Timed automata benefit from predicate abstraction over difference-bound matrices (DBMs), with abstract zones being iteratively enriched with needed constraints identified by analyzing infeasible abstract runs (Roussanaly et al., 2019).
d. Modular Interface and Parameterized System Verification
Three-valued abstraction-refinement (may/must) enables safe and permissive interface synthesis for software components: modularly abstracting each function, locally refining for error paths, and globally refining for safe-callable contexts (Roy, 2010). Ordered counter-abstraction tailors this for families of parameterized arrays with ordering constraints (Rezine, 2012).
e. Variability and Family-Based Analysis
For models parameterized by feature configurations, iterative variability abstraction-refinement combines three-valued CTL model checking on abstract games with refinement driven by indefinite results (e.g., failure nodes), partitioning the configuration space only where ambiguity persists rather than globally (Dimovski et al., 2019).
f. Program Synthesis and Machine Learning
Program synthesis using abstraction refinement (SYNGAR) employs abstract semantics (finite tree automata) to rule out entire classes of spurious programs based on their abstract behaviors, dramatically reducing search space compared to concrete semantics [(Wang et al., 2017) abstract]. Neural network explainability leverages iterative network abstraction (e.g., neuron merging) to efficiently identify provably sufficient explanations, refining only those abstractions that lead to spurious adversarial perturbations (Bassan et al., 10 Jun 2025).
g. Structured Model Discovery and HCI
In interactive, data-driven structural induction (schema induction), iterative clustering, abstraction, and contrastive refinement (e.g., as in Schemex) guide humans through abstraction spaces by mapping example clusters to hierarchical schemas, updating in response to contrastive failures on validation examples (Wang et al., 16 Apr 2025).
h. Web Service Composition
Abstraction-refinement reduces candidate space in QoS-constrained service composition, grouping services with abstraction operators and only refining to finer abstraction levels when coarser ones fail to produce solutions meeting global constraints (Chattopadhyay et al., 2016).
4. Modal-Logical Perspectives and Control Principles
Iterative abstraction-refinement steps are, at a meta-level, transitions along the refinement preorder in the Kripke frame of abstractions over a system. Alethic modalities (possibility and necessity ) on top of CTL interpret “in some refinement, …” and “in all refinements, …” (Piribauer et al., 9 Jan 2026). Control statements—buttons, switches, or decisions—encode strategic points in logic where refinement can make properties true or false. The only general modal axioms valid for all abstraction-refinement frames with CTL-interpretation are those corresponding to S4.2 (finite abstraction), S4.2.1 (all abstraction), and S4.1/S4FPF (all transition systems), tightly constraining what can be universally guaranteed in CEGAR-style loops for arbitrary CTL.

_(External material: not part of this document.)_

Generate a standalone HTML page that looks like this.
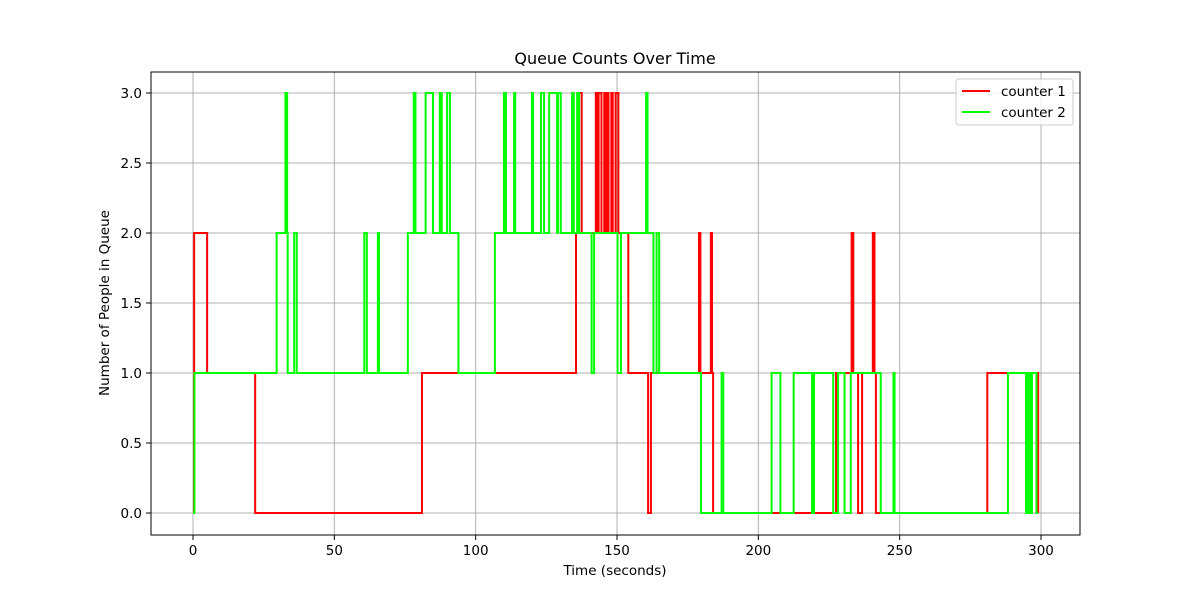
<!DOCTYPE html>
<html><head><meta charset="utf-8"><style>
body{margin:0;background:#fff;}
svg text{font-family:"DejaVu Sans","Liberation Sans",sans-serif;fill:#000;}
</style></head><body>
<svg id="chart" width="1200" height="600" xmlns="http://www.w3.org/2000/svg">
<rect x="0" y="0" width="1200" height="600" fill="#fff"/>
<g id="grid"></g>
<g id="series"></g>
<rect x="151" y="72" width="929" height="463" fill="none" stroke="#000" stroke-width="1"/>
<g id="ticks"></g>
<text x="615" y="64" font-size="16" text-anchor="middle">Queue Counts Over Time</text>
<text x="615" y="575" font-size="13.5" text-anchor="middle">Time (seconds)</text>
<text x="109" y="303" font-size="13.5" text-anchor="middle" transform="rotate(-90 109 303)">Number of People in Queue</text>
<g>
<rect x="956" y="79" width="117" height="46" rx="3" fill="#fff" fill-opacity="0.8" stroke="#ccc"/>
<g><line x1="962" y1="91" x2="990" y2="91" stroke="#ff0000" stroke-width="2"/><text x="1001" y="96" font-size="13.5">counter 1</text></g>
<g><line x1="962" y1="112" x2="990" y2="112" stroke="#00ff00" stroke-width="2"/><text x="1001" y="117" font-size="13.5">counter 2</text></g>
</g>
</svg>
<script>
const xTicks=[0,50,100,150,200,250,300];
const yTicks=[0,0.5,1,1.5,2,2.5,3];
const c1Times=[0,0.4,5,22,81,135.5,136.5,137.5,142.5,143,143.5,144.5,145.5,146,146.5,147,148,148.5,149.5,150.5,154,161,162,179,179.5,183.2,183.6,184,227.5,233,233.6,235.3,236.7,240.5,241.1,241.6,281,299];
const c1Vals =[0,2,1,0,1,2,3,2,3,2,3,2,3,2,3,2,3,2,3,2,1,0,1,2,1,2,1,0,1,2,1,0,1,2,1,0,1,0];
const c2Times=[0,0.5,29.6,32.7,33.3,33.5,35.8,36.7,60.6,61.5,65.4,65.8,76,78.1,78.7,82.3,84.9,87.3,88,89.9,90.9,93.9,106.8,110,110.7,113.6,114,119.9,120.3,123.1,124.2,126,128.8,129.1,130.1,134.1,134.7,135.9,136.6,141,141.9,150.2,151.4,160.3,160.8,162.9,164,164.9,179.7,187,187.6,204.7,207.8,212.5,219,219.7,226.5,228.2,230.5,232.7,243.3,247.8,248.2,288.3,294.7,295.4,296.1,296.8,298.4,299];
const c2Vals =[0,1,2,3,2,1,2,1,2,1,2,1,2,3,2,3,2,3,2,3,2,1,2,3,2,3,2,3,2,3,2,3,2,3,2,3,2,3,2,1,2,1,2,3,2,1,2,1,0,1,0,1,0,1,0,1,0,1,0,1,0,1,0,1,0,1,0,1,0,0];
const X=t=>193+t*(1041-193)/300;
const Y=v=>513-v*140;
const NS='http://www.w3.org/2000/svg';
const grid=document.getElementById('grid'),ticks=document.getElementById('ticks'),series=document.getElementById('series');
function mk(tag,attrs,parent){const e=document.createElementNS(NS,tag);for(const k in attrs)e.setAttribute(k,attrs[k]);parent.appendChild(e);return e;}
xTicks.forEach(t=>{
 const g=mk('line',{x1:X(t),x2:X(t),y1:72,y2:535,stroke:'#b0b0b0','stroke-width':1},grid);
 
 
 const tk=mk('line',{x1:X(t),x2:X(t),y1:535,y2:540,stroke:'#000'},ticks);
 
 
 const tx=mk('text',{x:X(t),y:555,'font-size':13.5,'text-anchor':'middle'},ticks);tx.textContent=t;
 
 
});
yTicks.forEach(v=>{
 const g=mk('line',{x1:151,x2:1080,y1:Y(v),y2:Y(v),stroke:'#b0b0b0','stroke-width':1},grid);
 
 
 const tk=mk('line',{x1:146,x2:151,y1:Y(v),y2:Y(v),stroke:'#000'},ticks);
 
 
 const tx=mk('text',{x:142,y:Y(v)+5,'font-size':13.5,'text-anchor':'end'},ticks);tx.textContent=v.toFixed(1);
 
 
});
function stepPath(ts,vs){let d='M'+X(ts[0])+','+Y(vs[0]);for(let i=1;i<ts.length;i++){d+=' H'+X(ts[i])+' V'+Y(vs[i]);}return d;}
const p1=mk('path',{d:stepPath(c1Times,c1Vals),fill:'none',stroke:'#ff0000','stroke-width':2},series);


const p2=mk('path',{d:stepPath(c2Times,c2Vals),fill:'none',stroke:'#00ff00','stroke-width':2},series);


</script>
</body></html>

5. Termination, Soundness, and Scalability
Abstraction-refinement techniques are constructed for guaranteed termination. This is ensured by progress invariants: each refinement eliminates one or more spurious behaviors, and domains (e.g., predicate sets, threshold vectors, partitionings) are finite or well-quasi-ordered (Greitschus et al., 2017, Esparza et al., 2011, Rezine, 2012, Tian et al., 2010). Soundness of property preservation and completeness with respect to finite abstraction/refinement iterations is established via the preservation theorems of simulation, Galois connections, and fixpoint semantics. Empirically, the average number of iterations needed is small, and the overhead per iteration is moderate; in practice, many properties are established at coarse abstraction levels.
6. Experimental Evaluation and Comparative Performance
Abstraction-refinement has repeatedly demonstrated practical effectiveness:
- For classic C programs, integrating abstract interpretation into the CEGAR loop outperformed pure trace abstraction (solving more SV-COMP benchmarks, with fewer refinement steps) (Greitschus et al., 2017).
- Scheduling CEGAR for concurrency delivered superlinear speedups in CBMC over classical BMC, reaching optimal scores with much lower memory usage (Yin et al., 2017).
- Probabilistic and timed models with ART-based or predicate-refinement CEGAR achieved convergence in few iterations and substantial reductions in state space explored (Esparza et al., 2011, Roussanaly et al., 2019).
- Modular interface synthesis and parameterized verification produced compact permissive interfaces, matching minimality with fast convergence (Roy, 2010, Rezine, 2012).
- Synthesis and learning settings (SYNGAR, “Explaining, Fast and Slow”) report massive search space reductions and improved runtime, with minimal loss of completeness or optimality (Wang et al., 2017, Bassan et al., 10 Jun 2025).
- Service composition abstraction-refinement led to up to 700× speedup on very large repositories compared to vanilla composition methods, virtually always finding solutions at a high abstraction level (Chattopadhyay et al., 2016).
- Interactive schema induction workflows yield significant increases in user insight and confidence over baseline explainability approaches (Wang et al., 16 Apr 2025).
7. Significance and Theoretical Context
Iterative abstraction refinement is now canonical in software and system verification, automated synthesis, and large-scale structural discovery. Its theoretical basis in lattices, Galois connections, simulation, and fixpoint iteration offers guarantees of correctness and convergence, while its algorithmic flexibility—encompassing domain-specific refinement, modular abstraction, symbolic representations, and game-based methods—accommodates a wide array of highly differentiated application domains. Modal-logic meta-theorems delineate both the potential and limitations of what can be decided or inferred purely by iterative refinement, especially for complex logics such as full CTL. The unifying insight remains that targeted refinement driven by failed proofs or spurious behaviors allows the tractable analysis of systems that, under direct or naive methods, would be computationally intractable.